◆ PROBLEM STATEMENT ◆
Nothing after the line with "const strokeTicks = [0, 1, 2, 3, 4, 5]" belongs in the copy; extract the lines below from the top through that line, pictures left out.
###
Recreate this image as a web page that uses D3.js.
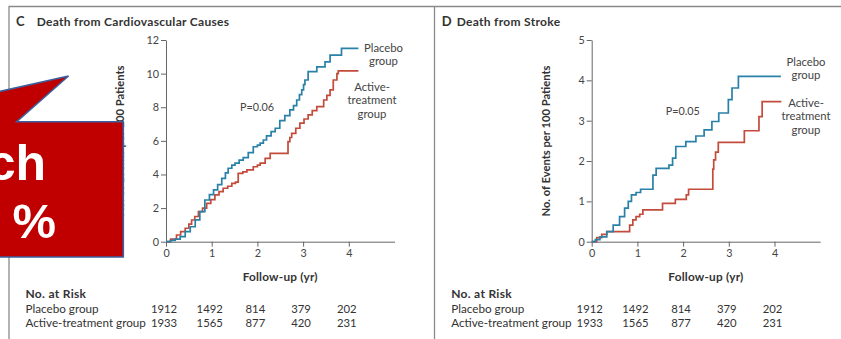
<!DOCTYPE html>
<html>
<head>
<meta charset="utf-8">
<script src="https://cdn.jsdelivr.net/npm/d3@7"></script>
<style>
  body { margin: 0; background: #fff; }
  svg { display: block; font-family: Lato, 'Open Sans', sans-serif; }
</style>
</head>
<body>
<svg id="chart" width="841" height="339"></svg>
<script>
// data
const years = [0, 1, 2, 3, 4]
const cvTicks = [0, 2, 4, 6, 8, 10, 12]
const strokeTicks = [0, 1, 2, 3, 4, 5]

// [year, events per 100 patients]
const cvPlacebo = [[0, 0], [0.1, 0.08], [0.2, 0.15], [0.31, 0.3], [0.42, 0.6], [0.53, 0.89], [0.64, 1.3],
  [0.74, 1.79], [0.85, 2.48], [0.95, 2.8], [1.04, 3.08], [1.13, 3.4], [1.22, 3.77], [1.3, 4.1], [1.36, 4.37],
  [1.44, 4.55], [1.51, 4.67], [1.6, 4.85], [1.69, 5.0], [1.8, 5.3], [1.91, 5.65], [2.0, 5.75], [2.06, 5.86],
  [2.13, 6.05], [2.2, 6.3], [2.3, 6.55], [2.39, 6.75], [2.49, 7.2], [2.6, 7.5], [2.71, 7.84], [2.79, 8.1],
  [2.86, 8.43], [2.92, 8.75], [2.97, 9.03], [3.01, 9.35], [3.04, 9.62], [3.11, 10.12], [3.3, 10.4],
  [3.48, 10.7], [3.59, 11.1], [3.84, 11.5], [4.21, 11.5]]
const cvActive = [[0, 0], [0.1, 0.15], [0.23, 0.4], [0.32, 0.6], [0.42, 0.8], [0.5, 1.05], [0.56, 1.29],
  [0.63, 1.5], [0.71, 1.79], [0.8, 2.0], [0.89, 2.28], [0.98, 2.5], [1.07, 2.78], [1.16, 2.98], [1.25, 3.18],
  [1.35, 3.3], [1.44, 3.47], [1.52, 3.55], [1.58, 4.07], [1.68, 4.15], [1.77, 4.27], [1.91, 4.46], [2.0, 4.55],
  [2.06, 4.67], [2.17, 4.96], [2.28, 5.26], [2.67, 5.95], [2.71, 6.2], [2.75, 6.45], [2.84, 6.75], [2.93, 7.05],
  [3.02, 7.3], [3.11, 7.54], [3.2, 7.8], [3.3, 8.04], [3.45, 8.43], [3.52, 8.7], [3.59, 9.03], [3.66, 9.62],
  [3.74, 10.0], [3.77, 10.16], [4.21, 10.16]]
const strokePlacebo = [[0, 0], [0.08, 0.05], [0.18, 0.12], [0.33, 0.25], [0.47, 0.41], [0.61, 0.62],
  [0.72, 0.83], [0.8, 1.0], [0.87, 1.16], [0.97, 1.22], [1.07, 1.3], [1.34, 1.65], [1.41, 1.82], [1.69, 1.9],
  [1.77, 2.07], [1.84, 2.36], [2.06, 2.48], [2.28, 2.62], [2.46, 2.77], [2.63, 2.98], [2.78, 3.19],
  [2.99, 3.52], [3.07, 3.81], [3.21, 4.1], [4.14, 4.1]]
const strokeActive = [[0, 0], [0.11, 0.1], [0.22, 0.18], [0.33, 0.25], [0.83, 0.41], [0.9, 0.54],
  [0.97, 0.62], [1.05, 0.68], [1.12, 0.79], [1.55, 0.95], [1.83, 1.05], [2.07, 1.16], [2.12, 1.3],
  [2.65, 1.8], [2.67, 2.03], [2.71, 2.22], [2.77, 2.46], [3.34, 2.75], [3.66, 3.1], [3.73, 3.47], [4.15, 3.47]]

const riskGroups = ['Placebo group', 'Active-treatment group']
const riskPlacebo = [1912, 1492, 814, 379, 202]
const riskActive = [1933, 1565, 877, 420, 231]

const blue = '#2a81a8'
const red = '#c24b3b'
const ink = '#333'

const svg = d3.select('#chart')

// frame lines
svg.append('path')
  .attr('d', 'M9,339V6.5H841M434.5,6.5V339')
  .attr('fill', 'none')
  .attr('stroke', '#8a8a8a')
  .attr('stroke-width', 1.3)

const panels = [
  {
    dx: 0, letter: 'C', title: 'Death from Cardiovascular Causes', titleX: 36.7,
    yMax: 12, yTicks: cvTicks, placebo: cvPlacebo, active: cvActive, p: 'P=0.06',
    pPos: [257, 111], placeboLab: [383.5, 51.5], activeLab: [372, 91]
  },
  {
    dx: 425.7, letter: 'D', title: 'Death from Stroke', titleX: 31,
    yMax: 5, yTicks: strokeTicks, placebo: strokePlacebo, active: strokeActive, p: 'P=0.05',
    pPos: [257, 115], placeboLab: [380.3, 65.5], activeLab: [380.3, 107]
  }
]

panels.forEach(drawPanel)

function drawPanel(cfg) {
  const g = svg.append('g').attr('transform', `translate(${cfg.dx},0)`)

  const x = d3.scaleLinear().domain([0, 5]).range([166, 394.5])
  const y = d3.scaleLinear().domain([0, cfg.yMax]).range([241.7, 40])

  // title
  g.append('text')
    .attr('x', 16).attr('y', 25.5)
    .attr('font-size', 13).attr('font-weight', 'bold').attr('fill', ink)
    .text(cfg.letter)
  g.append('text')
    .attr('x', cfg.titleX).attr('y', 25.5)
    .attr('font-size', 12).attr('font-weight', 'bold').attr('fill', ink)
    .attr('letter-spacing', 0.3)
    .text(cfg.title)

  // axes
  const yAxis = g.append('g')
    .attr('transform', `translate(${x(0)},0)`)
    .call(d3.axisLeft(y).tickValues(cfg.yTicks).tickFormat(d3.format('d'))
      .tickSize(5).tickSizeOuter(0).tickPadding(2))
  const xAxis = g.append('g')
    .attr('transform', `translate(0,${y(0)})`)
    .call(d3.axisBottom(x).tickValues(years).tickFormat(d3.format('d'))
      .tickSize(5).tickSizeOuter(0).tickPadding(3))
  ;[yAxis, xAxis].forEach(a => {
    a.selectAll('path, line').attr('stroke', '#666')
    a.selectAll('text').attr('fill', '#444').attr('font-size', 10.8).attr('font-family', 'Lato, sans-serif')
  })

  g.append('text')
    .attr('transform', 'translate(124,141) rotate(-90)')
    .attr('text-anchor', 'middle')
    .attr('font-size', 11.2).attr('font-weight', 'bold').attr('fill', ink)
    .text('No. of Events per 100 Patients')

  g.append('text')
    .attr('x', (x.range()[0] + x.range()[1]) / 2).attr('y', 281)
    .attr('text-anchor', 'middle')
    .attr('font-size', 11.8).attr('font-weight', 'bold').attr('fill', ink)
    .attr('letter-spacing', 0.2)
    .text('Follow-up (yr)')

  // curves
  const line = d3.line()
    .x(d => x(d[0]))
    .y(d => y(d[1]))
    .curve(d3.curveStepAfter)

  g.append('path').datum(cfg.active)
    .attr('d', line).attr('fill', 'none').attr('stroke', red).attr('stroke-width', 1.7)
  g.append('path').datum(cfg.placebo)
    .attr('d', line).attr('fill', 'none').attr('stroke', blue).attr('stroke-width', 1.7)

  // labels
  const labels = [
    { pos: cfg.placeboLab, lines: ['Placebo', 'group'] },
    { pos: cfg.activeLab, lines: ['Active-', 'treatment', 'group'] }
  ]
  labels.forEach(l => {
    g.append('g').selectAll('text')
      .data(l.lines)
      .join('text')
      .attr('x', l.pos[0])
      .attr('y', (d, i) => l.pos[1] + i * 13.3)
      .attr('text-anchor', 'middle')
      .attr('font-size', 11.3).attr('fill', '#444')
      .text(d => d)
  })

  g.append('text')
    .attr('x', cfg.pPos[0]).attr('y', cfg.pPos[1])
    .attr('text-anchor', 'middle')
    .attr('font-size', 10.8).attr('fill', '#444')
    .text(cfg.p)

  // number at risk
  g.append('text')
    .attr('x', 25.5).attr('y', 298)
    .attr('font-size', 12).attr('font-weight', 'bold').attr('fill', ink)
    .attr('letter-spacing', 0.3)
    .text('No. at Risk')

  const rows = [riskPlacebo, riskActive]
  rows.forEach((row, i) => {
    const yy = 313.3 + i * 13.7
    g.append('text')
      .attr('x', 25.5).attr('y', yy)
      .attr('font-size', 11.7).attr('fill', ink)
      .text(riskGroups[i])
    g.append('g').selectAll('text')
      .data(row)
      .join('text')
      .attr('x', (d, j) => x(years[j]) - 2)
      .attr('y', yy)
      .attr('text-anchor', 'middle')
      .attr('font-size', 11.3).attr('fill', ink)
      .text(d => d)
  })
}

// red callout on top
const callout = svg.append('g')
callout.append('path')
  .attr('d', 'M-5,92.5L68.5,76L16.7,121.7H123.3V257H-5Z')
  .attr('fill', '#c00000')
  .attr('stroke', '#3c5f9e')
  .attr('stroke-width', 1.6)
  .attr('stroke-linejoin', 'miter')
callout.append('text')
  .attr('x', 46).attr('y', 179.5)
  .attr('text-anchor', 'end')
  .attr('font-family', "'Liberation Sans', Arial, sans-serif")
  .attr('font-size', 50).attr('font-weight', 'bold').attr('fill', '#fff')
  .text('ch')
callout.append('text')
  .attr('x', 56).attr('y', 238)
  .attr('text-anchor', 'end')
  .attr('font-family', "'Liberation Sans', Arial, sans-serif")
  .attr('font-size', 49).attr('font-weight', 'bold').attr('fill', '#fff')
  .text('%')
</script>
</body>
</html>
###
◆ PROBLEM SOLUTION ◆
Recreate this image as a web page that uses D3.js.
<!DOCTYPE html>
<html>
<head>
<meta charset="utf-8">
<script src="https://cdn.jsdelivr.net/npm/d3@7"></script>
<style>
  body { margin: 0; background: #fff; }
  svg { display: block; font-family: Lato, 'Open Sans', sans-serif; }
</style>
</head>
<body>
<svg id="chart" width="841" height="339"></svg>
<script>
// data
const years = [0, 1, 2, 3, 4]
const cvTicks = [0, 2, 4, 6, 8, 10, 12]
const strokeTicks = [0, 1, 2, 3, 4, 5]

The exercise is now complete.